Six months later, my dream of a regional publication, like Jason, like the Colorado Rockies, like Al Gore, was somehow alive again after logic, experience, and common sense insisted otherwise. I did some editing and wrote the lead feature for the premier issue – a brilliant (ahem) intimate literary portrait of the reclusive Stone-Age hunter and author David Petersen – which then led to my taking a fifty percent cut in salary from my “real job” to become Inside Outside Southwest’s first Managing Editor.
Dreams are cheap, but following them isn’t.
Underway, we settled into the restored principal’s office in the former Smiley Middle School building, in downtown Durango. His partner already had fled, so Phil sat behind a big desk playing Publisher (think: “Rosebud …”); I wrote, edited, planned issues, and lined-up writers; and graphic-arts genius Todd Thompson was brought on board as art director. (One late night, Todd brought to life the vague notion I'd had about a crossed monkey wrench and pen as an iconic logo for our mission ...) We had computers, space, views, some money to work with, and a refrigerator stocked with an endless supply of Ska Brewery beer (keep it local!).
So began the glory days.
Mostly it’s a blur. Putting out a magazine, especially a start-up publication, is like rowing into a steady headwind in low financial flows. But we made it, for a while, and, I like to think, with style – subtly subversive and vocally local. Each of our issues was chock-full of well-written stories (partly to take up the space where the ads should have been) by both local and nationally renown writers. And, thanks to Todd’s dedication and skill, our pages looked as good or better than many “glossy” publications.
We had our moments. We scored exclusives with some big-name writers, including John Nichols – who premiered a chapter of a new novel in our pages -- Ed Quillen, Will Hobbs, and the aforementioned David Petersen. We enlisted a few outstanding columnists – Art Goodtimes, Rob Schultheis, and David Feela (a holdover from the Almanac who still writes in Inside Outside Southwest). We had some fun provoking our new readership: Shultheis’s “Moron of the Mountains” column drew raging hate (and love) mail; and if that didn’t, Phil’s many pseudonyms under which he wrote stories and letters (Victor Lazlo, Artimus Vark, et al.) did.
We even had a special “Edward Abbey” issue that garnered national attention, sporting a cover drawn by artist Bryan Peterson and featuring a “lost” Abbey short story that no one, not even Abbey’s wife, had seen since the mid-1950s.

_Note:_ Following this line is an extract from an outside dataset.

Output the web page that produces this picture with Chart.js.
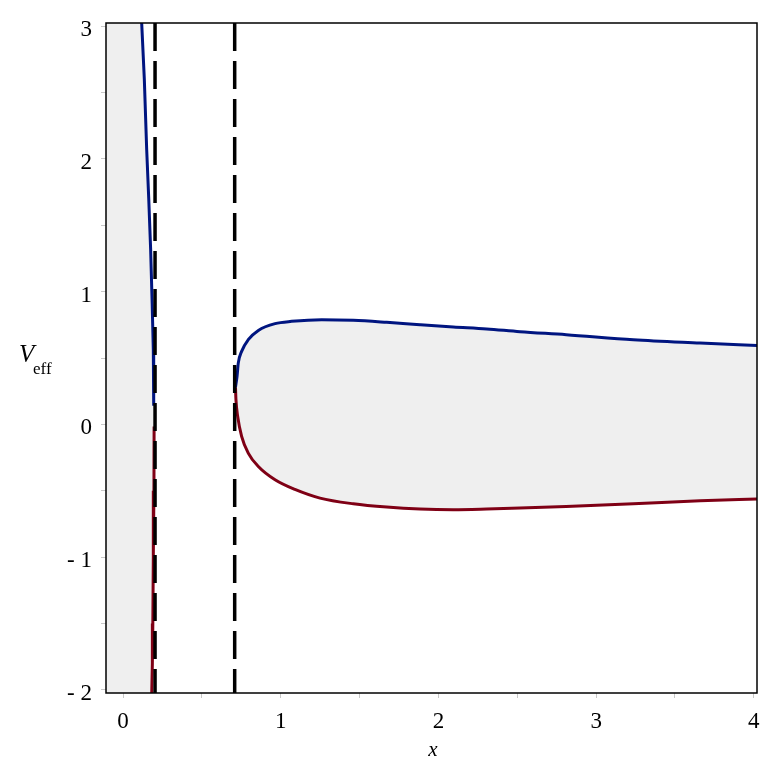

Mostly, though, I remember just doing the magazine. Late nights (and early mornings) poring over paste-ups and tinkering with layouts with Todd while chipping away at those six packs of Ska … breaks out on the roof of the Smiley Building, overlooking downtown Durango … day-time breaks tossing a Frisbee on Third Avenue … and quick breaks sitting in the hallway watching the participants arrive for the dance class in the room next door.
And we always looked forward with great anticipation to the crazy “issue release” parties Phil would throw at local bars to stir up interest in the magazine. And the wacky visitors alternative magazines attract … whew.
But, as happens to most start-ups, after a year and a half of glory days, the headwinds finally outstripped our ability to row toward financial security. Fortunately, though, for Inside Outside Southwest – and for readers in the Four Corners – there’s a happy ending to this story. In 2000, Phil sold out to The Durango Herald, and Inside Outside Southwest was, like Jason, the Rockies, and Nobel-prizing-winning Gore (!), given a new life. And that life, under the steady hands of its later editors – Pete Pendegrast, and now Jan Nesset – is still beating, and growing stronger.
Long live crazy dreams.  

Sad. It hurts. But, it was a good run.

And now the question is: What's next, Four Corners writers, reporters, and readers??